Raw data:
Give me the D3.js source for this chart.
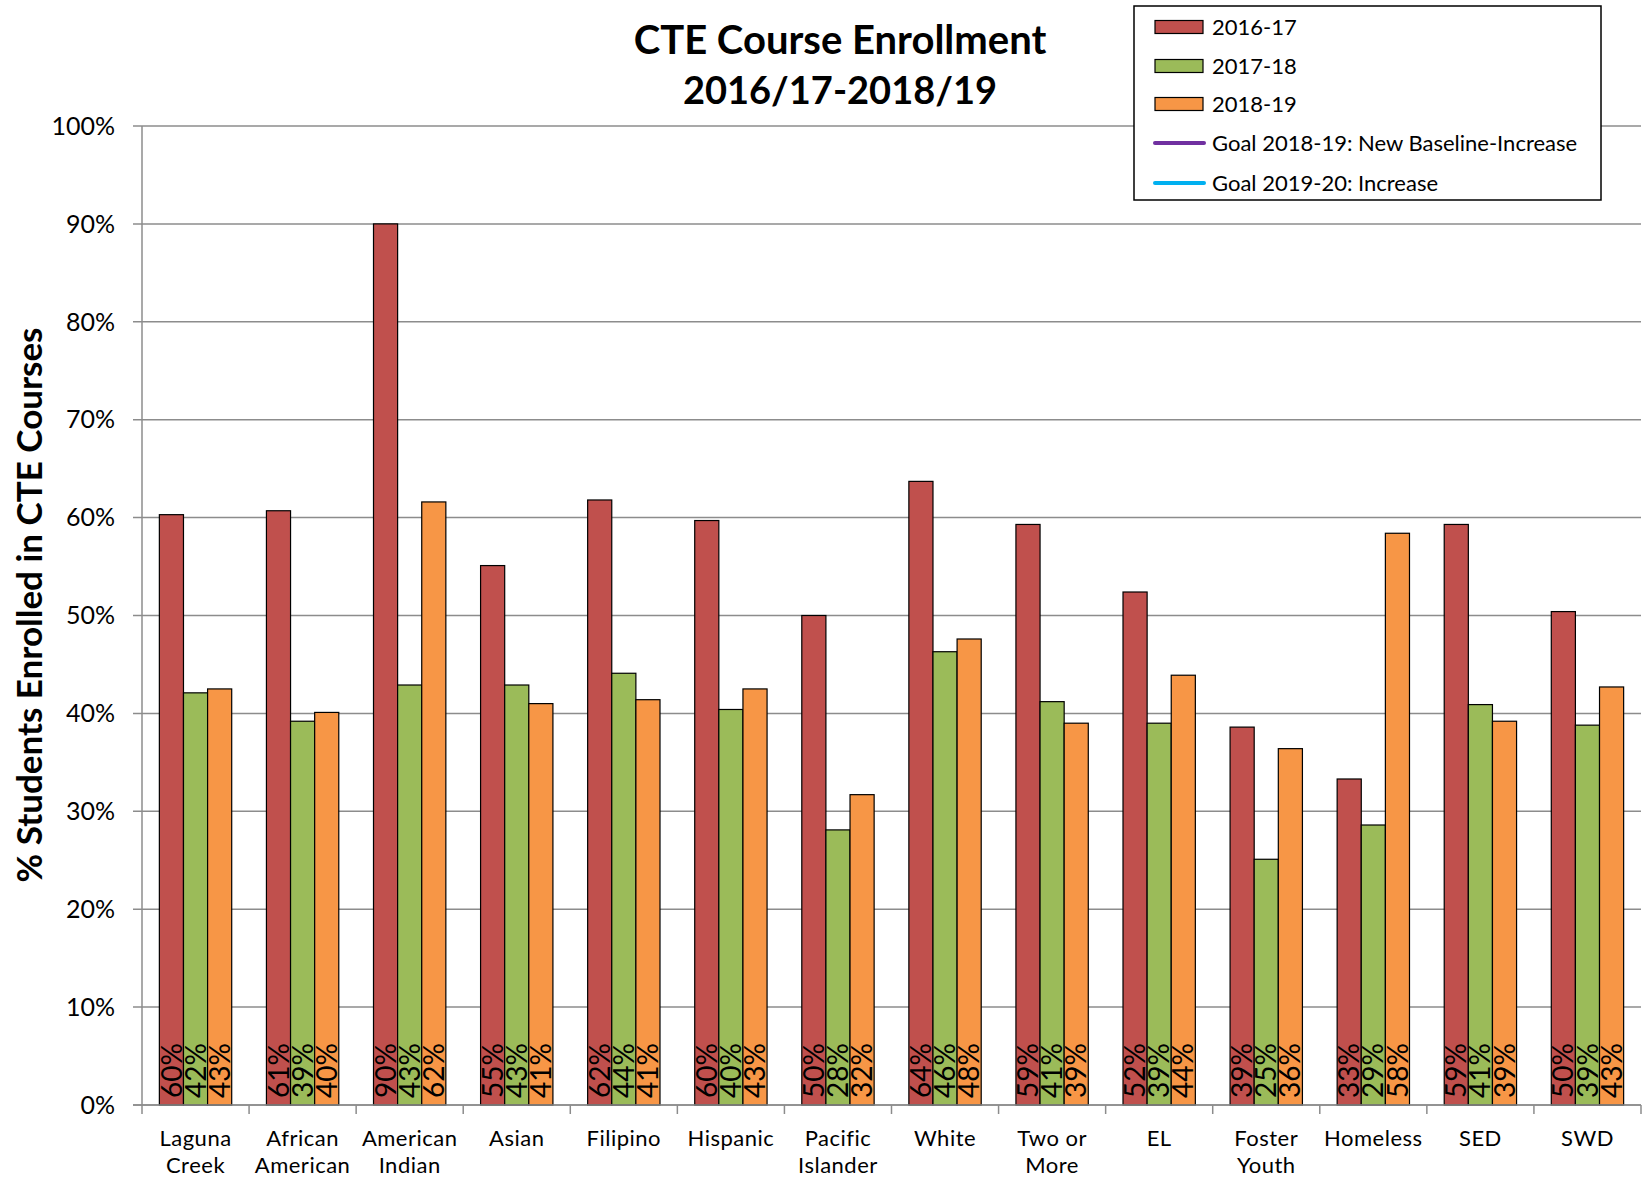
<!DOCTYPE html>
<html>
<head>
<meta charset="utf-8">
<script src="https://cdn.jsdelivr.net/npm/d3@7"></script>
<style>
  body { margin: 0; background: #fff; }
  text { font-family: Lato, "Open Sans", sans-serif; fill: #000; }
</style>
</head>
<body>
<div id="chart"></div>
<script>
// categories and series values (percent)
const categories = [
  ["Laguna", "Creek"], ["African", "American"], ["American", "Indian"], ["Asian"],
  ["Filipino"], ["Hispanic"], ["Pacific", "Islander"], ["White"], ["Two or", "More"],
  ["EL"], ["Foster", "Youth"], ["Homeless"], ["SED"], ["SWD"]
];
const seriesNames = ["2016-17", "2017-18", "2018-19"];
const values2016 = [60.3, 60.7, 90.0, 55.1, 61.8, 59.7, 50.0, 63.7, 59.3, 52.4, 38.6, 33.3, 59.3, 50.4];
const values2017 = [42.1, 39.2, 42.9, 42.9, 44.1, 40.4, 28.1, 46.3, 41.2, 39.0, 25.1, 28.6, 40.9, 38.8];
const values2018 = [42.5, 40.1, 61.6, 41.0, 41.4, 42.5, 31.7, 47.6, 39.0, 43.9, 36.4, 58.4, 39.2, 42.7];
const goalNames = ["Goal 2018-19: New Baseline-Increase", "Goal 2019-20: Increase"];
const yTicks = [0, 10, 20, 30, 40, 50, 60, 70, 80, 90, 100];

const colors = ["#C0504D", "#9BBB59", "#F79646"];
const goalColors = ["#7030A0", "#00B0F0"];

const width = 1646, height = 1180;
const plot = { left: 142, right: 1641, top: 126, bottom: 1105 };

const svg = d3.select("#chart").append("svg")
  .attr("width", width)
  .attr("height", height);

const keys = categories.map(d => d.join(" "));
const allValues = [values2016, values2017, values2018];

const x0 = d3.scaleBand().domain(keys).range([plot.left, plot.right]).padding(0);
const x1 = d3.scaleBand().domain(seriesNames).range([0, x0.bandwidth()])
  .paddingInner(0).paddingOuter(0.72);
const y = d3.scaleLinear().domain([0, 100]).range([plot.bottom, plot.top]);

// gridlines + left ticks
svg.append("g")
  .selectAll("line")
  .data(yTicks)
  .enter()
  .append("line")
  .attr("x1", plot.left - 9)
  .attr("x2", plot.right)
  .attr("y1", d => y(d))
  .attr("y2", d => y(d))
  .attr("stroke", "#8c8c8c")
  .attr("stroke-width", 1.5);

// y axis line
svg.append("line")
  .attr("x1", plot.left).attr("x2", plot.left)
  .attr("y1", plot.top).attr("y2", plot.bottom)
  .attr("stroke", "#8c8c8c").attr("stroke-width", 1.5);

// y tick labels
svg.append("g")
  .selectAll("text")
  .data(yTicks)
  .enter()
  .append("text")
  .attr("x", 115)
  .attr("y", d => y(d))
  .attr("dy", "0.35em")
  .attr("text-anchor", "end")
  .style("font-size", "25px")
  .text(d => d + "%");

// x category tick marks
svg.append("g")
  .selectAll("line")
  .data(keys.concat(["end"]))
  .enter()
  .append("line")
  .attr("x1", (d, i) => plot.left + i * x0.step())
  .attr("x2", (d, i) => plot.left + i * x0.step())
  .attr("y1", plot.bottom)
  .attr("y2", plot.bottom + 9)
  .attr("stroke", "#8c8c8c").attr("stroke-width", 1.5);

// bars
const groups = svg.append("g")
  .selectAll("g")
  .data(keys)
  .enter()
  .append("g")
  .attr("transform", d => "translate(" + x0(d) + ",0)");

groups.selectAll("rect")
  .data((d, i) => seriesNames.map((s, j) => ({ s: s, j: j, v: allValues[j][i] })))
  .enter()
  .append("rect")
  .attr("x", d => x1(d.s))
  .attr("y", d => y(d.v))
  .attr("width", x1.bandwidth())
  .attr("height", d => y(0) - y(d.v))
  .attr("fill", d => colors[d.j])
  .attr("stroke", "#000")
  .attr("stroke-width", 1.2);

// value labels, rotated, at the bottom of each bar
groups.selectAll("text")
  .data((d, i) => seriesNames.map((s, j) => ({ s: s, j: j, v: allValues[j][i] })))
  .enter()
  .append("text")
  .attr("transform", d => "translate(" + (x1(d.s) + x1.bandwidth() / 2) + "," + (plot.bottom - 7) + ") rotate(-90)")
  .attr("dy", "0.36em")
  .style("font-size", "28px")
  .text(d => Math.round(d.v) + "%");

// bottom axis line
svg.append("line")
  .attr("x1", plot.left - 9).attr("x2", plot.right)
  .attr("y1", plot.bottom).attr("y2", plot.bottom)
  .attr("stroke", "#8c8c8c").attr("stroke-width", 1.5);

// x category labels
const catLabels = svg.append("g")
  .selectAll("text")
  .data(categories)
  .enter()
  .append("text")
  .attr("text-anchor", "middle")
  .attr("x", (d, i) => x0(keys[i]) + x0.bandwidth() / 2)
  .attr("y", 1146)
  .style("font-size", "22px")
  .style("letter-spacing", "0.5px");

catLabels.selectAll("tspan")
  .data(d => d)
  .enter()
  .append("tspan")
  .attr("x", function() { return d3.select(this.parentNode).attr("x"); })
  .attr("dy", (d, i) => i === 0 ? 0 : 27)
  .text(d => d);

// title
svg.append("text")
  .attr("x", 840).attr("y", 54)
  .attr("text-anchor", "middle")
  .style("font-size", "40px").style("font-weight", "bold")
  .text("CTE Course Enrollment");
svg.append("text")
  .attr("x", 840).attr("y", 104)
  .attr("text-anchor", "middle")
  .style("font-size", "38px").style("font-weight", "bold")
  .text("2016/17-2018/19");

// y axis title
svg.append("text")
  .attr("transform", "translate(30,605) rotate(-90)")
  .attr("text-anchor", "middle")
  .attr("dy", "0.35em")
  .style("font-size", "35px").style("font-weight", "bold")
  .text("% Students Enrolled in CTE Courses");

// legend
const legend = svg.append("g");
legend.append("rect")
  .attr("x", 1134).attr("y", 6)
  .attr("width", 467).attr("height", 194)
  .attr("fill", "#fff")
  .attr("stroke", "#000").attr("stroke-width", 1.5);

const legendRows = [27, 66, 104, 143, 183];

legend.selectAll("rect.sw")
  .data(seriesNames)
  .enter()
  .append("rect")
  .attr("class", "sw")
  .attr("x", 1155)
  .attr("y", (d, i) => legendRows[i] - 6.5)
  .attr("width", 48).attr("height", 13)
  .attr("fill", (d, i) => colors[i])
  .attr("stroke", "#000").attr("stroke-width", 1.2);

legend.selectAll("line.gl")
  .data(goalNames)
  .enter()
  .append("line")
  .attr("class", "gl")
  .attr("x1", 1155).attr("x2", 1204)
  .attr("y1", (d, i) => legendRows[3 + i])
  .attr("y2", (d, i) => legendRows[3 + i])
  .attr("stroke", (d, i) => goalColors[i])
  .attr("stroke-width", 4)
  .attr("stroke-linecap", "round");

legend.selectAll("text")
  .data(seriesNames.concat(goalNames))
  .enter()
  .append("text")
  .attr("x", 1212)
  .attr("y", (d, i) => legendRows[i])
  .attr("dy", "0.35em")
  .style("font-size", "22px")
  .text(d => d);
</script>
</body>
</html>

Stated problem:
Which lines hold the word "this"? Copy all of them.

Response:
Give me the D3.js source for this chart.
  .attr("x", function() { return d3.select(this.parentNode).attr("x"); })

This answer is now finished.